Hot maybe after a dozen beers.

kokoda - AZEK (Deck Boards) doesn't stand behind its product
kokoda - AZEK (Deck Boards) doesn't stand behind its product
November 2, 2017 9:21 am

“…we believe that we are well capitalized…”

Deja Vu
July 15, 2008, Hank Paulson did concede that even though he believes the firms (Fannie Mae and Freddie Mac) are well capitalized,

All is A-OK, /sarc

Vodka
Vodka
November 2, 2017 10:07 am

There’s a grocery store about 40 miles from where I live with a dozen Tesla designated parking spots to plug-in while you shop. I asked a worker how often it gets used. He said nobody had ever seen it used.

Gloriously Deplorable Paul
Gloriously Deplorable Paul
November 2, 2017 11:57 am

Peter M. DeLorenzo at Autoextremist.com has been forecasting Tesla’s decline/demise for years. The Silicon Valley whiz kids have no idea how difficult it is to design/build/certify/market cars on a mass scale even with massive government subsidies…….. but some of them may be starting to get a clue.

Trapped in Portlandia
Trapped in Portlandia
November 2, 2017 12:14 pm

I’ve asked this question before, but unless Elon Musk reads TBP I doubt if I get an answer.

If you lose $10K on each $100,000 car you make. How are you going to make money when you make a car that cost 1/3 of that amount?

Who is going to be the smart ass that says: you make it up on volume.

starfcker
starfcker
  Trapped in Portlandia
November 2, 2017 12:52 pm

Trapped. In this case, you are clueless. Never give up your day job. Tesla is a rapidly expanding company. They have spent a ton of money in the last couple of years building a giant factory to build their batteries, and another one to build the mass-produced model 3. No income is currently coming in from either one of those sources, it is all expenditure. If you take that amount of spending, which has nothing to do with their car production line, and divided by the number of cars that they sell from their limited production Model S and model X lines, you can come up with the statistic that they lose money on every car that they make. But that would be bullshit, and evidently you don’t have enough information.
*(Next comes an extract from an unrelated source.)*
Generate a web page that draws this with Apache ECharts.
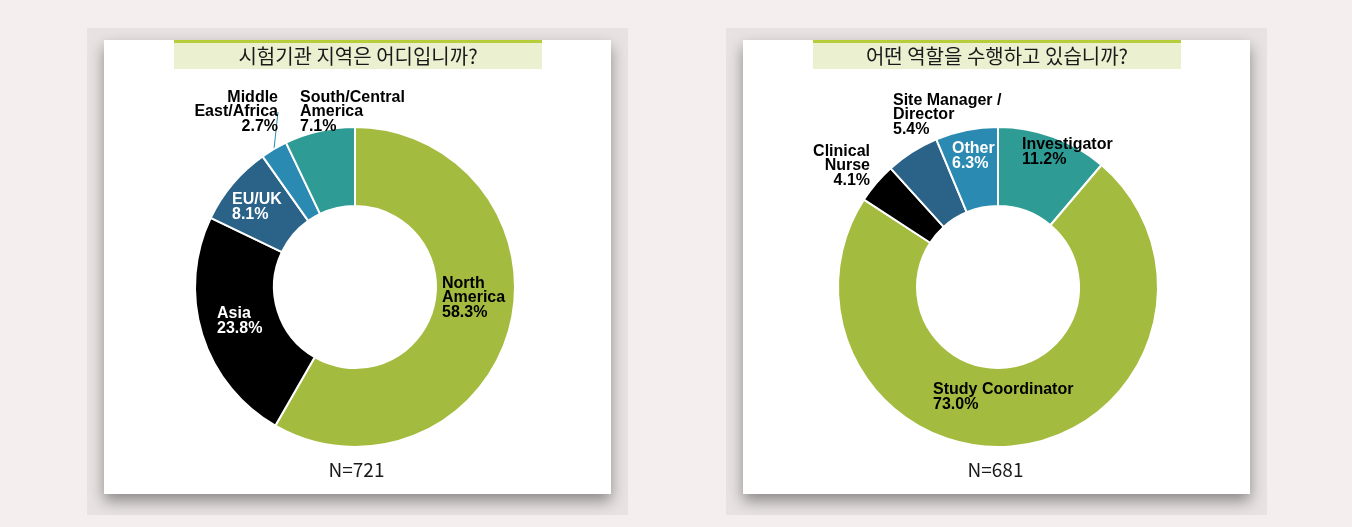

I can’t remember who posted the question, but try to answer this. How much does the first bar of soap from a new 10 million dollar factory cost?

Trapped in Portlandia
Trapped in Portlandia
  starfcker
November 2, 2017 4:50 pm

Starfcker, how can you type with your head so far up your ass. You must be a touch typist.

Tesla doesn’t have a marginal cost problem (first bar of soap in a $10M factory), they are producing a product that costs far more than the price people will buy it for. Kinda like Proctor and Gamble making bars of soap that consistently costs them $10 each to produce but for which consumers will only pay $1.50 for.

Tesla is running out of time. They have never made a dime on any car they’ve sold. Any money they have made is due to selling clean vehicle credits. With federal tax credit for electric cars probably disappearing and the middle class also disappearing, few people will be able to or want to buy a $35,000 Model 3 Tesla that is nothing more than a status symbol.

Tesla is like many companies who were first in a new industry. In other words they fail and disappear as the industry matures. My money is on Mercedes and BMW to make electric cars that actually cost less to build then the sales price.

Brian
Brian
November 2, 2017 12:17 pm

Eventually the fad will end and Tesla will take its place in the dustbin containing Delorean, Studebaker, Packard,…etc

dave rieck
dave rieck
November 2, 2017 1:49 pm

Elon Musk is nothing but a scam artist making most of his money off of government subsidies, he did this with his solar roof company and now his car company.